From the start, Miller was dismissive of any suggestion that his approach went too far.
“Nobody can tell me from some ivory tower that you take a kid, you kick him in the rear end, and it doesn’t do any good,” he told The New York Times. “And I don’t give a damn what they say, we’re going to continue to do it in Georgia.”
Miller put Georgia at the forefront of a national movement that was dropping the hammer on teenage offenders. Congress targeted violent youths in its 1994 crime bill, and many other states adopted tough measures after the criminologist John J. DiIulio Jr. published an article in The Weekly Standard in 1995 called “The Coming of the Super-Predators.”
DiIulio decried a generation of “fatherless, Godless and jobless” teens whose numbers, he said, were growing fast. Another criminologist, James A. Fox, predicted a “bloodbath of teenage violence” within a decade. Hillary Clinton, campaigning for her husband’s reelection in 1996, said the root causes of young criminals’ behavior could be debated, “but first, we have to bring them to heel.”
Already, though, a surge of violent crime by juveniles had ebbed, FBI statistics show. Both DiIulio and Fox later disavowed their grim forecasts. Clinton apologized for her 20-year-old remarks when she ran for president in 2016.

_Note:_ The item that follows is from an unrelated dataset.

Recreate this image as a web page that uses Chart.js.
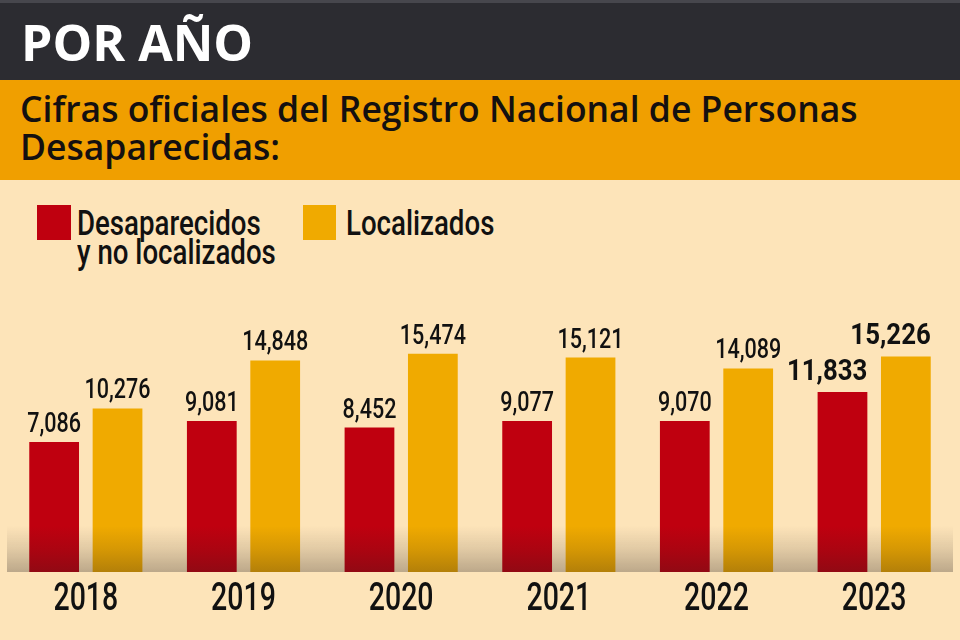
<!DOCTYPE html>
<html>
<head>
<meta charset="utf-8">
<script src="https://cdn.jsdelivr.net/npm/chart.js@4.4.1/dist/chart.umd.min.js"></script>
<style>
  html, body { margin:0; padding:0; }
  body { width:960px; height:640px; position:relative; overflow:hidden; background:#fde4b9; }
  #hdr { position:absolute; left:0; top:0; width:960px; height:80px; background:#2c2c31; border-top:3px solid #47474d; box-sizing:border-box; }
  #title { position:absolute; left:21px; top:17px; margin:0; font-family:"Open Sans", sans-serif; font-weight:700; font-size:50px; line-height:50px; color:#ffffff; white-space:nowrap; }
  #band { position:absolute; left:0; top:80px; width:960px; height:100px; background:#f09f00; }
  #sub { position:absolute; left:20px; top:90px; margin:0; font-family:"Open Sans", sans-serif; font-weight:600; font-size:35.5px; line-height:37.7px; color:#141010; white-space:nowrap; }
  .sw { position:absolute; top:205px; width:34px; height:35px; }
  .lt { position:absolute; top:210px; font-family:Roboto, sans-serif; font-weight:500; font-size:35px; line-height:28.5px; color:#111; white-space:nowrap; transform:scaleX(0.79); transform-origin:0 0; }
  #cv { position:absolute; left:0; top:180px; }
</style>
</head>
<body>
<div id="hdr"></div>
<div id="title">POR AÑO</div>
<div id="band"></div>
<div id="sub">Cifras oficiales del Registro Nacional de Personas<br>Desaparecidas:</div>
<div class="sw" style="left:37px;background:#bf000f"></div>
<div class="lt" style="left:77px">Desaparecidos<br>y no localizados</div>
<div class="sw" style="left:303px;width:33px;background:#f0aa00"></div>
<div class="lt" style="left:346px">Localizados</div>
<canvas id="cv" width="960" height="460"></canvas>
<script>
const years = ['2018', '2019', '2020', '2021', '2022', '2023'];
const desaparecidos = [7086, 9081, 8452, 9077, 9070, 11833];
const localizados = [10276, 14848, 15474, 15121, 14089, 15226];
const seriesNames = ['Desaparecidos y no localizados', 'Localizados'];
const highlightIndex = 5;

const Y_MIN = -5300, Y_MAX = 20600;
const FONT = 'Roboto, sans-serif';

function squeezedText(ctx, txt, x, y, align, sx) {
  ctx.save();
  ctx.translate(x, y);
  ctx.scale(sx, 1);
  ctx.textAlign = align;
  ctx.fillText(txt, 0, 0);
  ctx.restore();
}

const shadePlugin = {
  id: 'shade',
  afterDatasetsDraw(chart) {
    const { ctx, chartArea } = chart;
    const y0 = chartArea.bottom - 46, y1 = chartArea.bottom;
    const g = ctx.createLinearGradient(0, y0, 0, y1);
    g.addColorStop(0, 'rgba(40,30,30,0)');
    g.addColorStop(0.5, 'rgba(40,30,30,0.13)');
    g.addColorStop(1, 'rgba(40,30,30,0.3)');
    ctx.save();
    ctx.fillStyle = g;
    ctx.fillRect(chartArea.left, y0, chartArea.right - chartArea.left, y1 - y0);
    ctx.restore();
  }
};

const labelPlugin = {
  id: 'vals',
  afterDatasetsDraw(chart) {
    const { ctx } = chart;
    ctx.save();
    ctx.fillStyle = '#111111';
    ctx.textBaseline = 'alphabetic';
    chart.data.datasets.forEach((ds, di) => {
      const meta = chart.getDatasetMeta(di);
      meta.data.forEach((bar, i) => {
        const txt = ds.data[i].toLocaleString('en-US');
        if (i === highlightIndex) {
          ctx.font = 'bold 30px ' + FONT;
          squeezedText(ctx, txt, bar.x + bar.width / 2, bar.y - 12, 'right', 0.86);
        } else {
          ctx.font = '500 28px ' + FONT;
          squeezedText(ctx, txt, bar.x, bar.y - 10, 'center', 0.77);
        }
      });
    });
    // category (year) labels from the x scale
    const xs = chart.scales.x;
    ctx.font = '500 38px ' + FONT;
    xs.getLabels().forEach((lab, i) => {
      squeezedText(ctx, lab, xs.getPixelForValue(i), chart.chartArea.bottom + 38, 'center', 0.75);
    });
    ctx.restore();
  }
};

new Chart(document.getElementById('cv'), {
  type: 'bar',
  data: {
    labels: years,
    datasets: [
      { label: seriesNames[0], data: desaparecidos, backgroundColor: '#bf000f' },
      { label: seriesNames[1], data: localizados, backgroundColor: '#f0aa00' }
    ]
  },
  options: {
    responsive: false,
    animation: false,
    devicePixelRatio: 1,
    datasets: { bar: { base: Y_MIN, categoryPercentage: 0.804, barPercentage: 0.785, borderWidth: 0 } },
    layout: { padding: { top: 120, bottom: 68, left: 7, right: 7 } },
    plugins: { legend: { display: false }, tooltip: { enabled: false }, title: { display: false } },
    scales: {
      x: {
        grid: { display: false, drawTicks: false },
        border: { display: false },
        ticks: { display: false }
      },
      y: { display: false, min: Y_MIN, max: Y_MAX }
    }
  },
  plugins: [shadePlugin, labelPlugin]
});
</script>
</body>
</html>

In the years since the superpredator myth imploded, many states have reconsidered their harsh juvenile laws. California no longer allows children younger than 16 to be charged as adults. Louisiana banned the use of shackles for juveniles appearing in court. New York, North Carolina, Missouri and others stopped treating juveniles younger than 18 as adults. Twenty-two states and the District of Columbia banned life sentences without parole for juveniles.
Just in one two-year period recently, 19 states imposed new restrictions on prosecuting children as adults.

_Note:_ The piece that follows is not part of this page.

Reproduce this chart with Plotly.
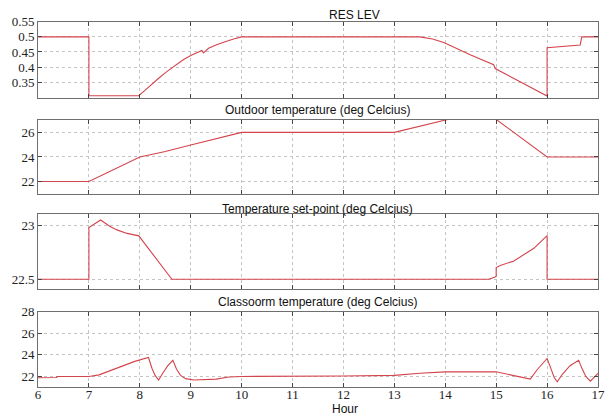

Georgia was not among them.
A tarnished prize
Miller narrowly won reelection in November 1994, defeating Republican Guy Millner by 32,000 votes out of 1.5 million cast. When he left office four years later, Miller “firmly believed” in the tougher juvenile laws he had championed, Dent said.

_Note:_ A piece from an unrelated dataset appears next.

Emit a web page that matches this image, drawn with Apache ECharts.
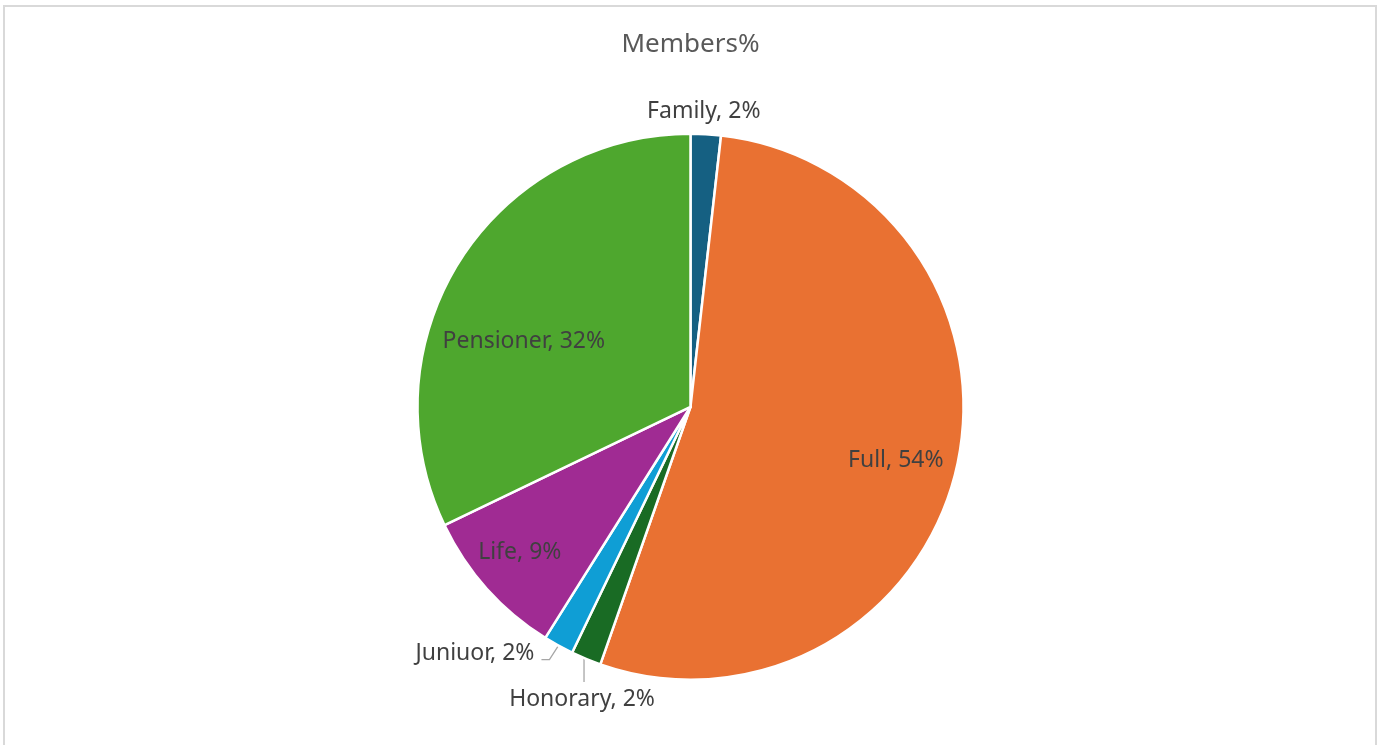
<!DOCTYPE html>
<html>
<head>
<meta charset="utf-8">
<script src="https://cdn.jsdelivr.net/npm/echarts@6/dist/echarts.min.js"></script>
<style>
html,body{margin:0;padding:0;background:#fff;}
#chart{position:absolute;left:0;top:0;width:1381px;height:745px;}
#frame{position:absolute;left:3px;top:5px;width:1370px;height:760px;border:2px solid #d9d9d9;pointer-events:none;}
</style>
</head>
<body>
<div id="chart"></div>
<div id="frame"></div>
<script>
const categories = ['Family', 'Full', 'Honorary', 'Juniuor', 'Life', 'Pensioner'];
const members = [2, 60, 2, 2, 10, 36];
const colors = ['#156082', '#E97132', '#196B24', '#0F9ED5', '#A02B93', '#4EA72E'];
const insideLabels = ['Full', 'Life', 'Pensioner'];

const total = members.reduce((a, b) => a + b, 0);
const fmt = p => p.name + ', ' + Math.round(p.value / total * 100) + '%';
const FONT = 'Noto Sans';
const LABEL_SIZE = 23;

// leader-line / label placement relative to the slice edge point
function outsideLayout(p) {
  const pts = p.labelLinePoints;
  if (!pts) return {};
  const p0 = pts[0];
  const r = p.labelRect;
  const cx = r.x + r.width / 2, cy = r.y + r.height / 2;
  const name = categories[p.dataIndex];
  if (name === 'Family') {
    return { dx: (p0[0] - 2) - cx, dy: (p0[1] - 23) - cy, labelLinePoints: [p0, p0, p0], hideOverlap: false };
  }
  if (name === 'Honorary') {
    const p1 = [p0[0] - 2, p0[1]];
    const p2 = [p0[0] - 2, p0[1] + 23];
    return { dx: (p0[0] - 4) - cx, dy: (p0[1] + 40) - cy, labelLinePoints: [p1, p2, p2], hideOverlap: false };
  }
  if (name === 'Juniuor') {
    const p1 = [p0[0] - 9, p0[1] + 14];
    const p2 = [p1[0] - 8, p1[1]];
    return { dx: (p2[0] - 7 - r.width / 2) - cx, dy: (p2[1] - 6) - cy, labelLinePoints: [p0, p1, p2], hideOverlap: false };
  }
  return {};
}

const chart = echarts.init(document.getElementById('chart'));
chart.setOption({
  animation: false,
  title: {
    text: 'Members%', left: 'center', top: 27,
    textStyle: { fontFamily: FONT, fontSize: 26, fontWeight: 'normal', color: '#595959' }
  },
  series: [
    {
      type: 'pie',
      center: ['50%', '54.6%'],
      radius: 273,
      startAngle: 90,
      clockwise: true,
      avoidLabelOverlap: false,
      itemStyle: { borderColor: '#ffffff', borderWidth: 2.5 },
      label: {
        show: true, position: 'outside', formatter: fmt,
        fontFamily: FONT, fontSize: LABEL_SIZE, color: '#404040'
      },
      labelLine: { show: true, length: 10, length2: 8, lineStyle: { color: '#a6a6a6', width: 1.3 } },
      labelLayout: outsideLayout,
      data: categories.map((c, i) => ({
        name: c, value: members[i],
        itemStyle: { color: colors[i] },
        label: { show: !insideLabels.includes(c) },
        labelLine: { show: !insideLabels.includes(c) && c !== 'Family' }
      }))
    },
    {
      type: 'pie',
      center: ['50%', '54.6%'],
      radius: [136, 273],
      startAngle: 90,
      clockwise: true,
      silent: true,
      itemStyle: { color: 'rgba(0,0,0,0)', borderWidth: 0 },
      label: {
        show: true, position: 'inside', formatter: fmt,
        fontFamily: FONT, fontSize: LABEL_SIZE, color: '#404040'
      },
      labelLayout: p => {
        const n = categories[p.dataIndex];
        if (n === 'Pensioner') return { dx: 9, dy: 45 };
        if (n === 'Life') return { dx: -16, dy: 7 };
        if (n === 'Full') return { dx: 3, dy: 8 };
        return {};
      },
      data: categories.map((c, i) => ({
        name: c, value: members[i],
        label: { show: insideLabels.includes(c) }
      }))
    }
  ]
});
</script>
</body>
</html>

But by then, Miller’s prized juvenile justice system was tarnished.
The U.S. Justice Department announced in February 1998 that it had found “a pattern of egregious conditions” in Georgia’s juvenile detention facilities that violated the rights of incarcerated youths.
Juvenile jails and prisons were dangerously overcrowded; in some facilities, five boys lived in cells built for one. Fights and sexual assaults were common. Guards and other staff physically abused prisoners. Mentally ill teens often were held in mechanical restraints or numbed by psychotropic drugs.
In a lawsuit based on the investigation, federal officials laid much of the blame directly on Miller’s crackdown on juvenile crime.
Miller was enraged — not as much by the government’s findings as by the fact that authorities shared them with the news media before notifying him. Miller fired off a letter to the acting head of the Justice Department’s civil rights division, challenging the official’s “fitness” and ominously noting that he needed Senate confirmation to keep his job.
“I am appalled that a letter from the Justice Department written to a governor would find its way into a local newspaper before the governor actually receives it,” Miller wrote.
Miller even took his complaints to the White House, asking both President Bill Clinton and Vice President Al Gore to step in.
A month later, however, Miller signed a consent agreement that settled the lawsuit and averted a federal takeover of Georgia’s juvenile system. The state agreed to pay an independent monitor to oversee compliance and promised to hire additional teachers, guards and medical staff for the youth facilities.
The federal oversight continued until 2009.
Miller announced the settlement on March 18, 1998, in his final months as governor. With federal officials, including U.S. Attorney General Janet Reno, at his side in the state Capitol, Miller said the agreement let Georgia continue to “determine its own philosophy in dealing with juvenile justice, a philosophy based on tough love and discipline.”
Even in defeat, Miller maintained that his way had been the right way all along.